---- DATASET EXTRACT

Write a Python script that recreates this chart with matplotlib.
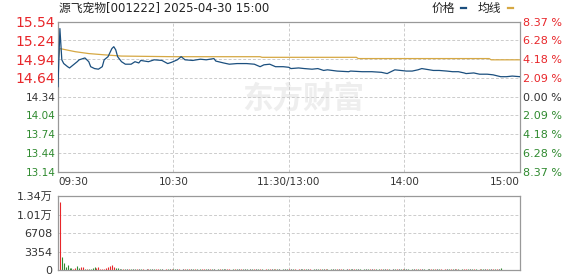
import matplotlib
matplotlib.use('Agg')
import matplotlib.pyplot as plt
from matplotlib.lines import Line2D

plt.rcParams['font.family'] = ['DejaVu Sans', 'Noto Sans CJK SC']

# --- datos ---
title = '源飞宠物[001222] 2025-04-30 15:00'
time_ticks = [0, 60, 120, 180, 240]
time_labels = ['09:30', '10:30', '11:30/13:00', '14:00', '15:00']

price_ticks = [13.14, 13.44, 13.74, 14.04, 14.34, 14.64, 14.94, 15.24, 15.54]
price_labels = ['13.14', '13.44', '13.74', '14.04', '14.34', '14.64', '14.94', '15.24', '15.54']
pct_labels = ['8.37 %', '6.28 %', '4.18 %', '2.09 %', '0.00 %', '2.09 %', '4.18 %', '6.28 %', '8.37 %']

# precio por minuto (minuto desde 09:30, sesión continua de 240 min)
price_min = [0, 1, 2, 3, 5, 6, 8, 10, 11, 13, 14, 16, 17, 19, 21, 23, 24, 26, 28, 29,
             30, 31, 33, 35, 38, 40, 42, 43, 47, 50, 54, 57, 59, 62, 64, 66, 70, 74, 77, 81,
             82, 86, 89, 93, 98, 102, 105, 107, 110, 113, 117, 120, 121, 125, 128, 132, 135, 138, 140, 145,
             151, 152, 158, 163, 168, 171, 173, 175, 178, 181, 184, 187, 189, 191, 195, 198, 202, 205, 208, 211,
             212, 216, 219, 223, 226, 230, 233, 236, 240]
price_val = [14.50, 15.43, 14.93, 14.87, 14.82, 14.80, 14.85, 14.90, 14.93, 14.95, 14.96, 14.90, 14.82, 14.79, 14.78, 14.82, 14.93, 14.98, 15.11, 15.14,
             15.09, 14.98, 14.90, 14.86, 14.86, 14.90, 14.88, 14.92, 14.90, 14.93, 14.92, 14.87, 14.89, 14.93, 14.98, 14.93, 14.92, 14.94, 14.93, 14.95,
             14.91, 14.88, 14.86, 14.87, 14.87, 14.86, 14.82, 14.85, 14.86, 14.82, 14.82, 14.81, 14.79, 14.80, 14.79, 14.78, 14.79, 14.76, 14.77, 14.75,
             14.74, 14.75, 14.74, 14.74, 14.73, 14.71, 14.74, 14.77, 14.76, 14.75, 14.75, 14.77, 14.79, 14.78, 14.76, 14.76, 14.75, 14.74, 14.74, 14.72,
             14.71, 14.72, 14.70, 14.70, 14.69, 14.66, 14.66, 14.67, 14.66]

# precio medio
avg_min = [0, 1, 9, 16, 24, 33, 60, 105, 106, 155, 156, 224, 225, 240]
avg_val = [14.90, 15.11, 15.06, 15.03, 15.01, 14.99, 14.98, 14.98, 14.97, 14.97, 14.95, 14.95, 14.93, 14.93]

# volumen por minuto (0..240)
vol = [0, 12400, 2400, 1200, 600, 900, 420, 300, 200, 300, 700, 300, 600, 600, 200, 200, 200, 200, 300, 500,
       300, 600, 200, 150, 200, 300, 500, 800, 900, 600, 300, 300, 150, 200, 150, 120, 180, 150, 200, 150,
       120, 150, 120, 180, 100, 90, 160, 130, 110, 200, 140, 120, 100, 170, 150, 90, 110, 130, 180, 120,
       100, 140, 160, 110, 90, 130, 200, 150, 120, 100, 170, 110, 140, 90, 120, 160, 130, 100, 150, 180,
       110, 120, 90, 150, 130, 100, 170, 120, 140, 110, 90, 160, 130, 120, 100, 150, 180, 110, 130, 90,
       120, 140, 100, 160, 130, 110, 150, 90, 120, 170, 140, 100, 130, 110, 150, 120, 90, 160, 100, 130,
       120, 110, 150, 130, 90, 140, 120, 100, 170, 110, 130, 150, 90, 120, 140, 100, 160, 110, 130, 120,
       150, 90, 110, 140, 120, 100, 130, 160, 110, 90, 150, 120, 140, 100, 130, 110, 170, 120, 90, 150,
       130, 110, 100, 140, 160, 120, 90, 130, 110, 150, 100, 120, 140, 90, 170, 130, 110, 150, 120, 100,
       140, 110, 130, 90, 160, 120, 150, 100, 130, 110, 140, 90, 120, 170, 110, 130, 100, 150, 120, 140,
       90, 160, 110, 130, 120, 100, 150, 140, 110, 90, 130, 120, 160, 100, 140, 110, 150, 130, 90, 120,
       180, 140, 120, 110, 150, 130, 100, 160, 120, 140, 300]
vol_col = ('krggggggrrggrrgrggggrrrrrrrrrrggkgrgkrgkg'
           'rkgrgkrgkgrrgkgrgkrg'
           'gkrgkrgrkgrgkgrrgkrg'
           'krgrgkgrrkgrgkrgkgrk'
           'grkgrgkrgrkgrgkrgkgr'
           'kgrgrkgrgkrrgkgrgkrg'
           'rgkgrkrggkrgkrgkgrgk'
           'grkrgkgrgkrgrkgrkgrg'
           'kgrgkrgrkgrgkrgrkgrg'
           'rkgrgkrgkgrrgkgrgkrg'
           'gkrgkrgrkgrgkgrrgkrr')

c_red = '#e8262a'
c_green = '#2f8a2f'
c_dark = '#333333'
c_price = '#1b4f7e'
c_avg = '#d6a843'
c_grid = '#cccccc'
c_frame = '#999999'

fig = plt.figure(figsize=(5.78, 2.76), dpi=100)
ax = fig.add_axes([0.1003, 0.3779, 0.7993, 0.5435])
axv = fig.add_axes([0.1003, 0.0217, 0.7993, 0.2681])

# --- gráfico de precio ---
ax.plot(price_min, price_val, color=c_price, lw=0.9, zorder=3)
ax.plot(avg_min, avg_val, color=c_avg, lw=0.9, zorder=2)
ax.set_xlim(0, 240)
ax.set_ylim(price_ticks[0], price_ticks[-1])
ax.set_yticks(price_ticks)
ax.set_yticklabels(price_labels)
for i, lab in enumerate(ax.get_yticklabels()):
    if i > 4:
        lab.set_color(c_red)
        lab.set_fontsize(10)
    elif i < 4:
        lab.set_color(c_green)
        lab.set_fontsize(7.5)
    else:
        lab.set_color(c_dark)
        lab.set_fontsize(7.5)
ax.tick_params(axis='y', length=0, pad=2)

ax.set_xticks(time_ticks)
ax.set_xticklabels(time_labels, fontsize=7.5, color=c_dark)
xl = ax.get_xticklabels()
xl[0].set_horizontalalignment('left')
xl[-1].set_horizontalalignment('right')
ax.tick_params(axis='x', length=0, pad=4)

ax.grid(True, color=c_grid, lw=0.7, linestyle=(0, (3, 2)))
for s in ax.spines.values():
    s.set_color(c_frame)
    s.set_linewidth(0.9)

ax2 = ax.twinx()
ax2.set_ylim(ax.get_ylim())
ax2.set_yticks(price_ticks)
ax2.set_yticklabels(pct_labels, fontsize=8)
for i, lab in enumerate(ax2.get_yticklabels()):
    lab.set_color(c_red if i > 4 else (c_green if i < 4 else c_dark))
ax2.tick_params(axis='y', length=0, pad=2)
for s in ax2.spines.values():
    s.set_visible(False)

# marca de agua
ax.text(0.53, 0.49, '东方财富', transform=ax.transAxes, fontsize=22, fontweight='bold',
        color='#eeeeee', ha='center', va='center', zorder=0, family=['Noto Sans CJK SC'])

# --- volumen ---
cmap = {'r': c_red, 'g': c_green, 'k': c_dark}
axv.vlines(range(len(vol)), 0, vol, colors=[cmap[c] for c in vol_col], lw=0.8)
axv.set_xlim(0, 240)
axv.set_ylim(0, 13416)
axv.set_yticks([0, 3354, 6708, 10062, 13416])
axv.set_yticklabels(['0', '3354', '6708', '1.01万', '1.34万'], fontsize=8, color=c_dark)
axv.set_xticks([60, 120, 180])
axv.set_xticklabels([])
axv.tick_params(length=0, pad=4)
axv.grid(True, color=c_grid, lw=0.7, linestyle=(0, (3, 2)))
for s in axv.spines.values():
    s.set_color(c_frame)
    s.set_linewidth(0.9)

# --- título y leyenda ---
fig.text(0.102, 0.968, title, fontsize=8.5, color='#222222', va='center', ha='left')
fig.text(0.747, 0.968, '价格', fontsize=8.5, color='#222222', va='center', ha='left')
fig.text(0.826, 0.968, '均线', fontsize=8.5, color='#222222', va='center', ha='left')
fig.add_artist(Line2D([0.798, 0.806], [0.972, 0.972], lw=1.6, color=c_price, transform=fig.transFigure))
fig.add_artist(Line2D([0.879, 0.887], [0.972, 0.972], lw=1.6, color=c_avg, transform=fig.transFigure))

fig.savefig('out.png', dpi=100)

--------

■ **YOUR INSTRUCTIONS**
From the first line of the listing above, repeat every line through the one holding "14.95, 14.93, 14.93]". Both ends count, and pictures stay out.

■ **ANSWER FOR THIS EXERCISE**
Write a Python script that recreates this chart with matplotlib.
import matplotlib
matplotlib.use('Agg')
import matplotlib.pyplot as plt
from matplotlib.lines import Line2D

plt.rcParams['font.family'] = ['DejaVu Sans', 'Noto Sans CJK SC']

# --- datos ---
title = '源飞宠物[001222] 2025-04-30 15:00'
time_ticks = [0, 60, 120, 180, 240]
time_labels = ['09:30', '10:30', '11:30/13:00', '14:00', '15:00']

price_ticks = [13.14, 13.44, 13.74, 14.04, 14.34, 14.64, 14.94, 15.24, 15.54]
price_labels = ['13.14', '13.44', '13.74', '14.04', '14.34', '14.64', '14.94', '15.24', '15.54']
pct_labels = ['8.37 %', '6.28 %', '4.18 %', '2.09 %', '0.00 %', '2.09 %', '4.18 %', '6.28 %', '8.37 %']

# precio por minuto (minuto desde 09:30, sesión continua de 240 min)
price_min = [0, 1, 2, 3, 5, 6, 8, 10, 11, 13, 14, 16, 17, 19, 21, 23, 24, 26, 28, 29,
             30, 31, 33, 35, 38, 40, 42, 43, 47, 50, 54, 57, 59, 62, 64, 66, 70, 74, 77, 81,
             82, 86, 89, 93, 98, 102, 105, 107, 110, 113, 117, 120, 121, 125, 128, 132, 135, 138, 140, 145,
             151, 152, 158, 163, 168, 171, 173, 175, 178, 181, 184, 187, 189, 191, 195, 198, 202, 205, 208, 211,
             212, 216, 219, 223, 226, 230, 233, 236, 240]
price_val = [14.50, 15.43, 14.93, 14.87, 14.82, 14.80, 14.85, 14.90, 14.93, 14.95, 14.96, 14.90, 14.82, 14.79, 14.78, 14.82, 14.93, 14.98, 15.11, 15.14,
             15.09, 14.98, 14.90, 14.86, 14.86, 14.90, 14.88, 14.92, 14.90, 14.93, 14.92, 14.87, 14.89, 14.93, 14.98, 14.93, 14.92, 14.94, 14.93, 14.95,
             14.91, 14.88, 14.86, 14.87, 14.87, 14.86, 14.82, 14.85, 14.86, 14.82, 14.82, 14.81, 14.79, 14.80, 14.79, 14.78, 14.79, 14.76, 14.77, 14.75,
             14.74, 14.75, 14.74, 14.74, 14.73, 14.71, 14.74, 14.77, 14.76, 14.75, 14.75, 14.77, 14.79, 14.78, 14.76, 14.76, 14.75, 14.74, 14.74, 14.72,
             14.71, 14.72, 14.70, 14.70, 14.69, 14.66, 14.66, 14.67, 14.66]

# precio medio
avg_min = [0, 1, 9, 16, 24, 33, 60, 105, 106, 155, 156, 224, 225, 240]
avg_val = [14.90, 15.11, 15.06, 15.03, 15.01, 14.99, 14.98, 14.98, 14.97, 14.97, 14.95, 14.95, 14.93, 14.93]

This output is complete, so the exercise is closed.